Kathleen Peddicord has covered the live, retire, and do business overseas beat for more than 30 years and is considered the world's foremost authority on these subjects. She has traveled to more than 75 countries, invested in real estate in 21, established businesses in 7, renovated historic properties in 6, and educated her children in 4.

Kathleen has moved children, staff, enterprises, household goods, and pets across three continents, from the East Coast of the United States to Waterford, Ireland... then to Paris, France... next to Panama City, where she has based her Live and Invest Overseas business. Most recently, Kathleen and her husband Lief Simon are dividing their time between Panama and Paris.
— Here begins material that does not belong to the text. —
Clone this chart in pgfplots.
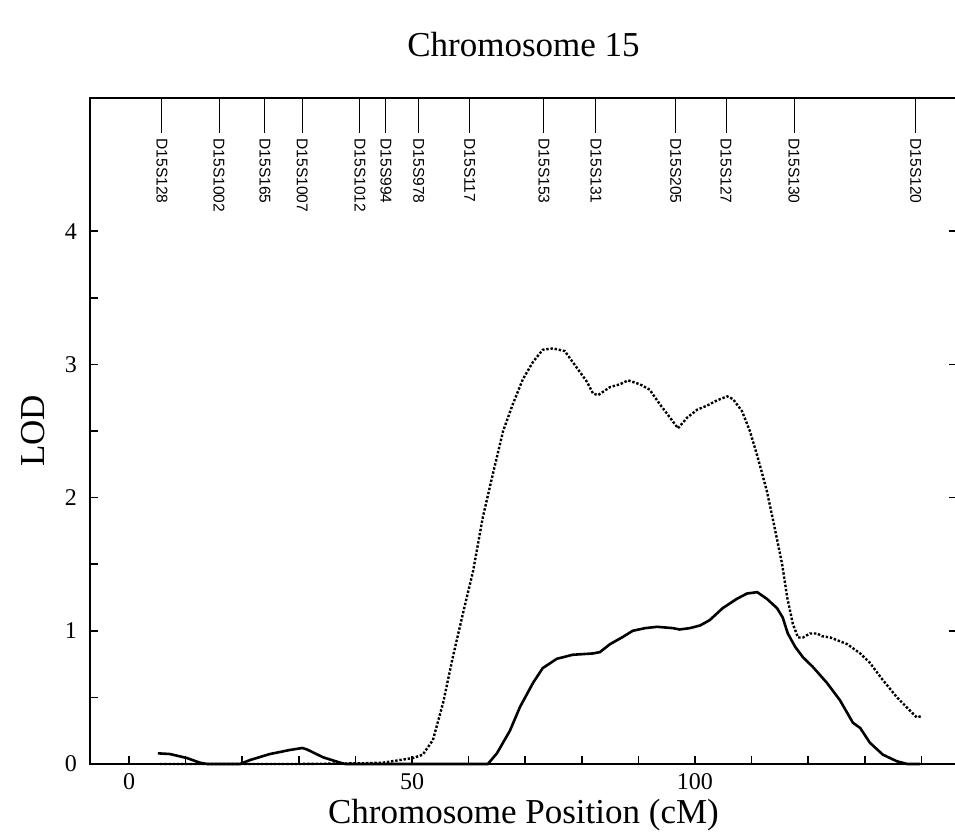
\documentclass[border=0pt]{standalone}
\usepackage{pgfplots}
\pgfplotsset{compat=1.18}
\usepackage{fontspec}
\setmainfont{Liberation Serif}
\newfontfamily\markerfont{Liberation Sans}

\begin{document}
\begin{tikzpicture}
\useasboundingbox (-45pt,-35.5pt) rectangle (432.5pt,382pt);
\begin{axis}[
  scale only axis,
  width=433.5pt, height=333pt,
  xmin=-6.9, xmax=146.3,
  ymin=0, ymax=5,
  axis line style={line width=1pt},
  xtick={0,50,100},
  minor xtick={10,20,30,40,60,70,80,90,110,120,130,140},
  ytick={0,1,2,3,4},
  minor ytick={0.5,1.5,2.5,3.5},
  xtick pos=left, ytick pos=left,
  tick align=inside,
  major tick length=4pt, minor tick length=4pt,
  every tick/.style={line width=0.8pt, black},
  minor tick style={line width=0.8pt, black},
  /pgf/number format/assume math mode=true,
  tick label style={font=\fontsize{12}{14}\selectfont},
  yticklabel style={xshift=-3pt},
  xticklabel style={yshift=-1pt},
  title={Chromosome 15},
  title style={at={(axis description cs:0.5,1.0616)}, anchor=center, font=\fontsize{17.5}{20}\selectfont},
  xlabel={Chromosome Position (cM)},
  xlabel style={at={(axis description cs:0.5,-0.0766)}, anchor=center, font=\fontsize{17.5}{20}\selectfont},
  ylabel={LOD},
  ylabel style={at={(axis description cs:-0.0657,0.5)}, anchor=center, font=\fontsize{17.5}{20}\selectfont},
  clip=false,
]
% dotted curve
\addplot[black, line width=1.2pt, dash pattern=on 1.2pt off 0.9pt] coordinates {
(5.5,0) (20,0) (30,0) (40.8,0.005) (44.9,0.01) (47.9,0.03) (50.2,0.045) (51.9,0.07)
(53.7,0.18) (55.5,0.46) (57.2,0.80) (59.0,1.13) (60.8,1.45) (62.5,1.85) (64.3,2.18)
(66.1,2.50) (67.8,2.70) (69.6,2.89) (71.4,3.02) (73.1,3.11) (74.9,3.12) (77.0,3.10)
(79.2,2.97) (80.9,2.87) (82.0,2.78) (82.9,2.77) (85.0,2.83) (86.7,2.85) (88.2,2.88)
(90.3,2.85) (92.0,2.81) (93.8,2.70) (95.6,2.60) (97.0,2.52) (98.6,2.60) (100.4,2.66)
(102.1,2.69) (103.9,2.73) (105.7,2.76) (106.7,2.74) (108.3,2.65) (109.7,2.50) (111.1,2.30)
(112.7,2.05) (114.1,1.77) (115.4,1.50) (116.3,1.25) (117.3,1.05) (118.2,0.95) (119.1,0.95)
(120.3,0.98) (121.6,0.98) (122.4,0.96) (123.9,0.95) (126.9,0.90) (129.2,0.83) (130.9,0.76)
(133.2,0.63) (135.7,0.50) (138.0,0.40) (139.2,0.35) (140.1,0.36)
};
% solid curve
\addplot[black, line width=1.3pt] coordinates {
(5.1,0.08) (7.2,0.075) (10.2,0.045) (12.5,0.01) (13.8,0) (19.6,0) (21.4,0.03) (24.9,0.075)
(28.4,0.105) (30.6,0.12) (31.4,0.11) (34.3,0.05) (37.3,0.01) (38.2,0) (63.4,0)
(65.0,0.08) (67.3,0.25) (69.1,0.43) (71.4,0.61) (73.1,0.72) (75.6,0.79) (78.4,0.82)
(82.0,0.83) (83.2,0.84) (85.0,0.90) (87.1,0.95) (89.0,1.00) (91.2,1.02) (93.3,1.03)
(96.1,1.02) (97.3,1.01) (99.1,1.02) (100.9,1.04) (102.6,1.08) (104.9,1.17) (107.4,1.24)
(109.2,1.28) (111.0,1.29) (112.7,1.24) (114.5,1.17) (115.5,1.10) (116.4,0.98) (117.7,0.88)
(119.1,0.80) (120.8,0.73) (123.3,0.61) (125.6,0.48) (127.9,0.31) (129.2,0.27) (130.9,0.16)
(133.2,0.07) (135.7,0.02) (137.5,0) (139.8,0)
};
% right-side ticks
\draw[line width=0.8pt] (axis cs:146.3,1) -- ++(-4pt,0pt);
\draw[line width=0.8pt] (axis cs:146.3,2) -- ++(-4pt,0pt);
\draw[line width=0.8pt] (axis cs:146.3,3) -- ++(-4pt,0pt);
\draw[line width=0.8pt] (axis cs:146.3,4) -- ++(-4pt,0pt);
% marker ticks and labels
\tikzset{mk/.style={anchor=west, rotate=-90, inner sep=0pt, font=\markerfont\fontsize{7.8}{9}\selectfont}}
\draw[line width=0.5pt] (axis cs:5.8,5) -- ++(0pt,-17.5pt);   \path (axis cs:5.8,5) ++(0pt,-20pt) node[mk] {D15S128};
\draw[line width=0.5pt] (axis cs:15.9,5) -- ++(0pt,-17.5pt);  \path (axis cs:15.9,5) ++(0pt,-20pt) node[mk] {D15S1002};
\draw[line width=0.5pt] (axis cs:24.0,5) -- ++(0pt,-17.5pt);  \path (axis cs:24.0,5) ++(0pt,-20pt) node[mk] {D15S165};
\draw[line width=0.5pt] (axis cs:30.6,5) -- ++(0pt,-17.5pt);  \path (axis cs:30.6,5) ++(0pt,-20pt) node[mk] {D15S1007};
\draw[line width=0.5pt] (axis cs:40.8,5) -- ++(0pt,-17.5pt);  \path (axis cs:40.8,5) ++(0pt,-20pt) node[mk] {D15S1012};
\draw[line width=0.5pt] (axis cs:45.4,5) -- ++(0pt,-17.5pt);  \path (axis cs:45.4,5) ++(0pt,-20pt) node[mk] {D15S994};
\draw[line width=0.5pt] (axis cs:51.2,5) -- ++(0pt,-17.5pt);  \path (axis cs:51.2,5) ++(0pt,-20pt) node[mk] {D15S978};
\draw[line width=0.5pt] (axis cs:60.2,5) -- ++(0pt,-17.5pt);  \path (axis cs:60.2,5) ++(0pt,-20pt) node[mk] {D15S117};
\draw[line width=0.5pt] (axis cs:73.3,5) -- ++(0pt,-17.5pt);  \path (axis cs:73.3,5) ++(0pt,-20pt) node[mk] {D15S153};
\draw[line width=0.5pt] (axis cs:82.5,5) -- ++(0pt,-17.5pt);  \path (axis cs:82.5,5) ++(0pt,-20pt) node[mk] {D15S131};
\draw[line width=0.5pt] (axis cs:96.6,5) -- ++(0pt,-17.5pt);  \path (axis cs:96.6,5) ++(0pt,-20pt) node[mk] {D15S205};
\draw[line width=0.5pt] (axis cs:105.5,5) -- ++(0pt,-17.5pt); \path (axis cs:105.5,5) ++(0pt,-20pt) node[mk] {D15S127};
\draw[line width=0.5pt] (axis cs:117.5,5) -- ++(0pt,-17.5pt); \path (axis cs:117.5,5) ++(0pt,-20pt) node[mk] {D15S130};
\draw[line width=0.5pt] (axis cs:139.0,5) -- ++(0pt,-17.5pt); \path (axis cs:139.0,5) ++(0pt,-20pt) node[mk] {D15S120};
\end{axis}
\end{tikzpicture}
\end{document}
Kathleen was a partner with Agora Publishing’s International Living group for 23 years. In that capacity, she opened her first office overseas, in Waterford, Ireland, where she managed a staff of up to 30 employees for more than 10 years. Kathleen also opened, staffed, and operated International Living publishing and real estate marketing offices in Panama City, Panama; Granada, Nicaragua; Roatan, Honduras; San Miguel de Allende, Mexico; Quito, Ecuador; and Paris, France.

Kathleen moved on from her role with Agora in 2007 and launched her Live and Invest Overseas group in 2008. In the years since, she has built Live and Invest Overseas into a successful, recognized, and respected multi-million-dollar business that employs a staff of 35 in Panama City and dozens of writers and other resources around the world.
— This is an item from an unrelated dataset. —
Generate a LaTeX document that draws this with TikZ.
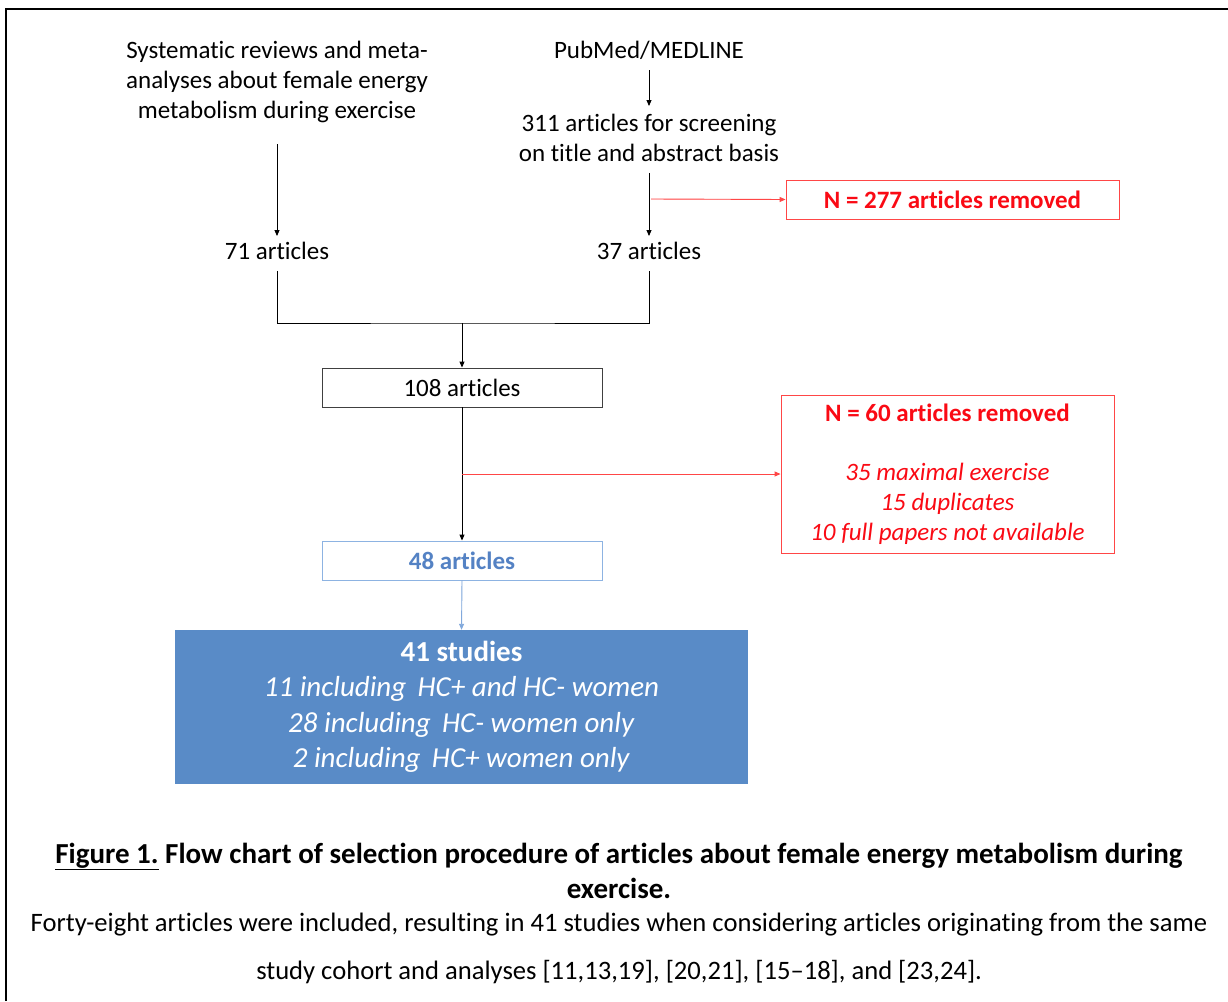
\documentclass[tikz,border=0pt]{standalone}
\usepackage{fontspec}
\setmainfont{Carlito}[Ligatures={NoCommon}]
\usetikzlibrary{arrows.meta}
\definecolor{rline}{RGB}{255,70,70}
\definecolor{rtext}{RGB}{250,10,20}
\definecolor{btext}{RGB}{84,130,196}
\definecolor{bline}{RGB}{141,179,226}
\definecolor{bfill}{RGB}{89,139,199}
\tikzset{
  arr/.style={line width=0.9pt,-{Triangle[length=6pt,width=5pt]}},
  plain/.style={line width=0.9pt},
  rarr/.style={line width=0.9pt,draw=rline,-{Triangle[length=6pt,width=5pt]},fill=rline},
  barr/.style={line width=0.9pt,draw=bline!80!btext,-{Triangle[length=6pt,width=5pt]},fill=bline!80!btext},
  txt/.style={inner sep=0pt,align=center,font=\fontsize{25}{30}\selectfont},
  box/.style={inner sep=0pt,align=center,font=\fontsize{25}{30}\selectfont,line width=0.9pt},
}
\begin{document}
\begin{tikzpicture}[x=1pt,y=-1pt]
\useasboundingbox (0,0) rectangle (1228,1001);
\fill[white] (0,0) rectangle (1228,1001);
% partial frame
\draw[line width=2.6pt] (6,1001) -- (6,9) -- (1228,9);

% left branch
\node[txt] (sys) at (277,82) {Systematic reviews and meta-\\analyses about female energy\\metabolism during exercise};
\node[txt] (a71) at (277,251) {71 articles};

% right branch
\node[txt] (pub) at (649,50) {PubMed/MEDLINE};
\node[txt] (scr) at (649,138) {311 articles for screening\\on title and abstract basis};
\node[txt] (a37) at (649,251) {37 articles};
\node[box,draw=rline,text=rtext,minimum width=333pt,minimum height=39pt] (rem1) at (952.5,199.5) {\textbf{N = 277 articles removed}};

\coordinate (split1) at (649,199);
\coordinate (join) at (462,323);

% merge
\node[box,draw=black!75,minimum width=280pt,minimum height=39pt] (a108) at (462,387.5) {108 articles};
\node[box,draw=rline,text=rtext,minimum width=333pt,minimum height=158pt] (rem2) at (947.5,474) {\textbf{N = 60 articles removed}\\[29pt]\textit{35 maximal exercise}\\\textit{15 duplicates}\\\textit{10 full papers not available}};
\coordinate (split2) at (462,474);

\node[box,draw=bline,text=btext,minimum width=280pt,minimum height=39pt] (a48) at (462,560.5) {\textbf{48 articles}};

\node[inner sep=0pt,align=center,fill=bfill,text=white,minimum width=573pt,minimum height=154pt,font=\fontsize{29}{35.5}\selectfont] (stud) at (461.5,707) {\textbf{41 studies}\\\textit{11 including\, HC+ and HC- women}\\\textit{28 including\, HC- women only}\\\textit{2 including\, HC+ women only}};

% connectors
\draw[arr] ([yshift=-21pt]sys.south) -- ([yshift=6pt]a71.north);
\draw[arr] ([yshift=-11pt]pub.south) -- ([yshift=8pt]scr.north);
\draw[arr] ([yshift=-11pt]scr.south) -- ([yshift=6pt]a37.north);
\draw[rarr] ([xshift=2pt]split1) -- (rem1.west);
\draw[plain] ([yshift=-11pt]a71.south) |- (join) -| ([yshift=-11pt]a37.south);
\draw[arr] (join) -- (a108.north);
\draw[arr] (a108.south) -- (a48.north);
\draw[rarr] (split2) -- (rem2.west);
\draw[barr] (a48.south) -- (stud.north);

% caption
\node[inner sep=0pt,align=center,font=\fontsize{29}{35}\bfseries\selectfont] (cap) at (619,870.5) {\underline{Figure 1.} Flow chart of selection procedure of articles about female energy metabolism during\\exercise.};
\node[inner sep=0pt,align=center,font=\fontsize{26.6}{48}\selectfont] (desc) at (619,948) {Forty-eight articles were included, resulting in 41 studies when considering articles originating from the same\\study cohort and analyses [11,13,19], [20,21], [15--18], and [23,24].};
\end{tikzpicture}
\end{document}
Kathleen has been quoted by The New York Times, Money magazine, MSNBC, Yahoo Finance, the AARP, and beyond. She has appeared often on radio and television (including Bloomberg and CNBC) and speaks regularly on topics to do with living, retiring, investing, and doing business around the world.
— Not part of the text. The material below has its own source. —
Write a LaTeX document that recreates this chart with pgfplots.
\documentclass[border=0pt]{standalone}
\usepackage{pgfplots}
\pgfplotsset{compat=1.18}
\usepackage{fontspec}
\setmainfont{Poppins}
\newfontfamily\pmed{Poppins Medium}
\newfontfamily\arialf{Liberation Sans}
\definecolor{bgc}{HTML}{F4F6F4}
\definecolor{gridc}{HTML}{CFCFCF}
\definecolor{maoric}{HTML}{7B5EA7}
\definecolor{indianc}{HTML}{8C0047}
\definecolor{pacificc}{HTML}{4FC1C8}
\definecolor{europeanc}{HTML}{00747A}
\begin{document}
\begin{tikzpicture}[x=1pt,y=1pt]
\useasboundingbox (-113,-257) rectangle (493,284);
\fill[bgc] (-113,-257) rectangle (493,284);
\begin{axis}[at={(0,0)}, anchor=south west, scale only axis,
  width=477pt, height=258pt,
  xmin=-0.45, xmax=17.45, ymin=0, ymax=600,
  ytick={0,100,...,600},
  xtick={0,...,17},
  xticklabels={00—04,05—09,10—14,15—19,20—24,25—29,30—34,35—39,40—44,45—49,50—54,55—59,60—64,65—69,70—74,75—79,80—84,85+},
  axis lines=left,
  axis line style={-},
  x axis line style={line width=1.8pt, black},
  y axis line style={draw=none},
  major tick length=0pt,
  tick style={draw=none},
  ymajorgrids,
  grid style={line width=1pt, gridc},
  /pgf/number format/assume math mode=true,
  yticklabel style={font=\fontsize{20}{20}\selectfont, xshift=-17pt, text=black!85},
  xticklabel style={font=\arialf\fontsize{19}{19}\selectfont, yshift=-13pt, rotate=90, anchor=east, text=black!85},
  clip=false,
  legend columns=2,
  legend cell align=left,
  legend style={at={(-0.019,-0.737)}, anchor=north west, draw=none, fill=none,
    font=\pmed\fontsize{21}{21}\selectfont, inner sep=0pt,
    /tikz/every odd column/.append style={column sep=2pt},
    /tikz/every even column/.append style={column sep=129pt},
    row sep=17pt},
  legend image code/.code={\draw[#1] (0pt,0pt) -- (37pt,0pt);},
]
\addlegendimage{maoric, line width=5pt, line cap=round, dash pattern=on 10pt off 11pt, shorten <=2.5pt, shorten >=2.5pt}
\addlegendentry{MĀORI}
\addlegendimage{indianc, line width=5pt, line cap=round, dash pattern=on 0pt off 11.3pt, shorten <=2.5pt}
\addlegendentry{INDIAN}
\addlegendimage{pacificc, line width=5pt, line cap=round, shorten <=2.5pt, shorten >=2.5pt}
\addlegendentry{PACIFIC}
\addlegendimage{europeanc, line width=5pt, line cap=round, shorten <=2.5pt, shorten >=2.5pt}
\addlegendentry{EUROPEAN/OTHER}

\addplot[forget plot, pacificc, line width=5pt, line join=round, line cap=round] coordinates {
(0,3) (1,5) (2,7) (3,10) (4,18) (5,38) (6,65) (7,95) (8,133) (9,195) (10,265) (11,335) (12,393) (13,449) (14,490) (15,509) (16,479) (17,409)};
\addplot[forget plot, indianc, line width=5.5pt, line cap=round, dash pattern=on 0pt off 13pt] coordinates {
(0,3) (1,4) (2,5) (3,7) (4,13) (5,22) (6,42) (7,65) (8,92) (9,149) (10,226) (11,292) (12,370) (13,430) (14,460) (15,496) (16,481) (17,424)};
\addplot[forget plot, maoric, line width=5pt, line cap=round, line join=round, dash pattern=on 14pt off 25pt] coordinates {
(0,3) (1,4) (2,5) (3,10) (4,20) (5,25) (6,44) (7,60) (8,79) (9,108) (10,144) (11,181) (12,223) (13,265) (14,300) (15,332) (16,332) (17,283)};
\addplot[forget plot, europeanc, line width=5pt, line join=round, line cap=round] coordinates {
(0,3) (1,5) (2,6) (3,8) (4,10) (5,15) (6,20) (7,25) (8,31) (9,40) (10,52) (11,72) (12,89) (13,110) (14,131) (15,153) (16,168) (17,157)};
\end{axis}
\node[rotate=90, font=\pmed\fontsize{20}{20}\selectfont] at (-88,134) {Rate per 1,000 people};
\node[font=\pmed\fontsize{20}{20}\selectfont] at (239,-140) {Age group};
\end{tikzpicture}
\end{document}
In addition to her own daily e-letter, the Overseas Opportunity Letter, with a circulation of more than 300,000 readers, Kathleen writes regularly for U.S. News & World Report and Forbes.

Her newest book, "How to Retire Overseas: Everything You Need to Know to Live Well (for Less) Abroad," published by Penguin Random House, is the culmination of decades of personal experience living and investing around the world.